● Stored data:
## begin

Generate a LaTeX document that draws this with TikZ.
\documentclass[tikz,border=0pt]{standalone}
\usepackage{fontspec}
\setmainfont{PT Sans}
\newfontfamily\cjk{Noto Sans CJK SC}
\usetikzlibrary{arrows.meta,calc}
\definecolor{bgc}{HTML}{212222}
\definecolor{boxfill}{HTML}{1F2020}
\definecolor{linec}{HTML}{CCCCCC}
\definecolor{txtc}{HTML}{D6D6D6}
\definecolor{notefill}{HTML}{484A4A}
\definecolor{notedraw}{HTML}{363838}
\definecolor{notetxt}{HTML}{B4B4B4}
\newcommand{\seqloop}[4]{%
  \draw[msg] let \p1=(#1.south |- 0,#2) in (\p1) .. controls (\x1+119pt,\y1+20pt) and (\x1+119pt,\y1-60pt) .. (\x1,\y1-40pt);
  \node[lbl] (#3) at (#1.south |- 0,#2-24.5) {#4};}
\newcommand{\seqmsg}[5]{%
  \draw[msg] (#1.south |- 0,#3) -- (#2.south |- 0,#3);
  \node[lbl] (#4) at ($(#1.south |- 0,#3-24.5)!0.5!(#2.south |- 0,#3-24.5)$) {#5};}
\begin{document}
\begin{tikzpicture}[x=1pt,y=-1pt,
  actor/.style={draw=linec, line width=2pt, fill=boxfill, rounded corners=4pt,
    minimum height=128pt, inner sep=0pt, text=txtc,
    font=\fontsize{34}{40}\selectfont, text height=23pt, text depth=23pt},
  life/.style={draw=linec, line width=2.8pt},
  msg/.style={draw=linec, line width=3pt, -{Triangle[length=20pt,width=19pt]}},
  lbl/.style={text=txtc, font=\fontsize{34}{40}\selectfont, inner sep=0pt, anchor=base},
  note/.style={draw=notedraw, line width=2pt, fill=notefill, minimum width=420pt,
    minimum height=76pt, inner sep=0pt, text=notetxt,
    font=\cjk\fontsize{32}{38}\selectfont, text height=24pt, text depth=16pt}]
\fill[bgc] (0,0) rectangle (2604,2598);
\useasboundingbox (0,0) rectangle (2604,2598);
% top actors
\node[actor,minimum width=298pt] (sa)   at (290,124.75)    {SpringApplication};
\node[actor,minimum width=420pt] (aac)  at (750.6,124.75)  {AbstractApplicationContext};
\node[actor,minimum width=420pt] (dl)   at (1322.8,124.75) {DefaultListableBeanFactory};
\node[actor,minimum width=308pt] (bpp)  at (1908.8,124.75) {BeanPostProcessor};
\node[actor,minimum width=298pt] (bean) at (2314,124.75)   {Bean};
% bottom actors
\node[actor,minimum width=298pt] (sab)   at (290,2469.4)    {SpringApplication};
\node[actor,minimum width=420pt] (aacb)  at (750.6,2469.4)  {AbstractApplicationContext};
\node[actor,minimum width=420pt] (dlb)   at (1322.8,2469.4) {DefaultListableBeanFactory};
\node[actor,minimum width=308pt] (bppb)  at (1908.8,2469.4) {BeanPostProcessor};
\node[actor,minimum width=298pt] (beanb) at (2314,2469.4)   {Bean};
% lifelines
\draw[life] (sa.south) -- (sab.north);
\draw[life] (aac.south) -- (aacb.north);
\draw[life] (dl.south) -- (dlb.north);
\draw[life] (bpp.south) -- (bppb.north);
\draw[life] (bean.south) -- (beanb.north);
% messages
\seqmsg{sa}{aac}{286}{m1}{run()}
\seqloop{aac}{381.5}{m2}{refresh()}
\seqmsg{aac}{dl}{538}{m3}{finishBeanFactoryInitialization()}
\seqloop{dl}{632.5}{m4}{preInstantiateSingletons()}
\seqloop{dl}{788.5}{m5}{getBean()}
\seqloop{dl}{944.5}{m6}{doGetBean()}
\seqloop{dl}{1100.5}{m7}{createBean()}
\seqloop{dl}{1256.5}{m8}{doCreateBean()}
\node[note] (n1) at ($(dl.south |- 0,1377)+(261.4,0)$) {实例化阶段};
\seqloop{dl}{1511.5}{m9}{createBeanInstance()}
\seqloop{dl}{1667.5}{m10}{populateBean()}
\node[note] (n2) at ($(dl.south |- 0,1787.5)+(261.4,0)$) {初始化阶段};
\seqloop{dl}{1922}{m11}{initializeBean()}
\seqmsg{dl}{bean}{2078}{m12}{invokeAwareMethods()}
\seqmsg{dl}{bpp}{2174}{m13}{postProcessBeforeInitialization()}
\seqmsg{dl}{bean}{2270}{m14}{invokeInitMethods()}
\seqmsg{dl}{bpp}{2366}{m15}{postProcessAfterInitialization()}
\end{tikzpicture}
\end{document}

## end
## begin

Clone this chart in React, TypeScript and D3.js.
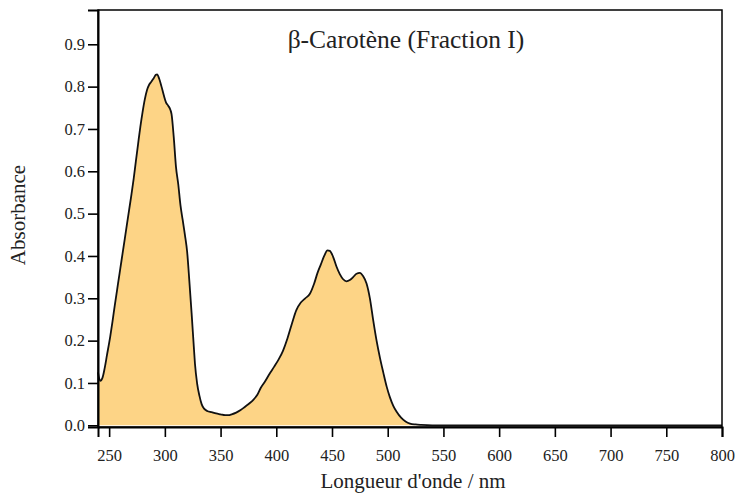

## end
## begin

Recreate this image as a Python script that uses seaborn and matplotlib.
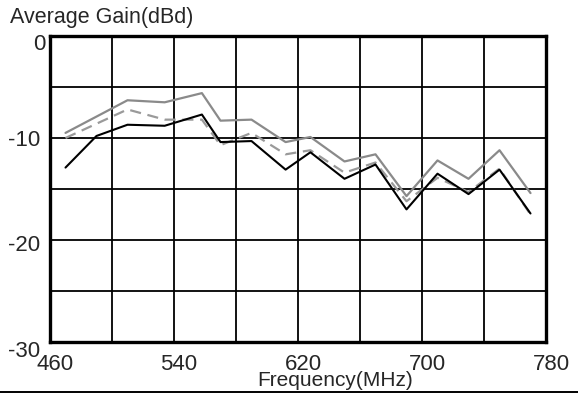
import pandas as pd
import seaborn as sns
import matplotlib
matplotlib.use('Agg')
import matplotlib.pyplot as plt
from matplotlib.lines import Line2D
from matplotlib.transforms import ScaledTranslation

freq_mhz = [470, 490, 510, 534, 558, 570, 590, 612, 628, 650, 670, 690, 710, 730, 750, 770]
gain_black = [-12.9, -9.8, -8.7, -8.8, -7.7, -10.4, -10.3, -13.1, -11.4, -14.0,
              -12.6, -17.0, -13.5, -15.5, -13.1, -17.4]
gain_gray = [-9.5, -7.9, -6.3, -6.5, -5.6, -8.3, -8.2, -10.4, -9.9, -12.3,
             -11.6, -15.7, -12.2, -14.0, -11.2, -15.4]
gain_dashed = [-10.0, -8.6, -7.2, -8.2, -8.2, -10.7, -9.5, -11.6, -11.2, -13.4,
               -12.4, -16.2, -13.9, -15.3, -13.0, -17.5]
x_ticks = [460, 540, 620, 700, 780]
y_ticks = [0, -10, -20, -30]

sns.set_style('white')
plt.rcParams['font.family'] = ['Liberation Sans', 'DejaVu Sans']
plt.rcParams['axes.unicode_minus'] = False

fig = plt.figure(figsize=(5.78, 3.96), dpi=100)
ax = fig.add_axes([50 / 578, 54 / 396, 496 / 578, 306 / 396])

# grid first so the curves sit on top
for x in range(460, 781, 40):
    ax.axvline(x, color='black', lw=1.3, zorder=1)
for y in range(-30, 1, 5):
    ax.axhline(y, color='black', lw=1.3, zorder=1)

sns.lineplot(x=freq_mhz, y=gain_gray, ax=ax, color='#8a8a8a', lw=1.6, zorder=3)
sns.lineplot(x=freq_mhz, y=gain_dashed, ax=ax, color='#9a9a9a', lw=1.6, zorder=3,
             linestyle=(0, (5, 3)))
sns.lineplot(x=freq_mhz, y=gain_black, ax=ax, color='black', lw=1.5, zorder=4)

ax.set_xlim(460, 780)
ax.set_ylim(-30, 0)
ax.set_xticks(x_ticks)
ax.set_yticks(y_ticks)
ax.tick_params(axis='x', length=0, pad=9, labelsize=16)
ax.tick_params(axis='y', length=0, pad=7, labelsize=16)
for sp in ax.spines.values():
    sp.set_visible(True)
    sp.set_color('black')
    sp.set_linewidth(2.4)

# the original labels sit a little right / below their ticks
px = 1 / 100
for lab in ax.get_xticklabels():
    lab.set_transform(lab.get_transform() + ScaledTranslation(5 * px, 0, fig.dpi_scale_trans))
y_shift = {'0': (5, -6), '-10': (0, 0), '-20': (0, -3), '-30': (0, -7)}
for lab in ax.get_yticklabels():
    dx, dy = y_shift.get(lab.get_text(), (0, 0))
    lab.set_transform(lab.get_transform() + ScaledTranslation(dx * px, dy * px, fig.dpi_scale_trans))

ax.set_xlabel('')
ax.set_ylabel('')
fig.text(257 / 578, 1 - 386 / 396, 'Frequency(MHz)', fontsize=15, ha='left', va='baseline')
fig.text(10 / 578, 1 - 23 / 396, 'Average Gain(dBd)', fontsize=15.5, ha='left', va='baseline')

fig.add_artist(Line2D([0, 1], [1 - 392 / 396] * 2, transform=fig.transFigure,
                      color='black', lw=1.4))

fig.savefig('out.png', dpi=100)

## end

● Required work: Give the lines above again exactly, from the one containing "Recreate this image" to the one containing "from matplotlib.transforms import", both included, but leave out the pictures.

● Task answer:
Recreate this image as a Python script that uses seaborn and matplotlib.
import pandas as pd
import seaborn as sns
import matplotlib
matplotlib.use('Agg')
import matplotlib.pyplot as plt
from matplotlib.lines import Line2D
from matplotlib.transforms import ScaledTranslation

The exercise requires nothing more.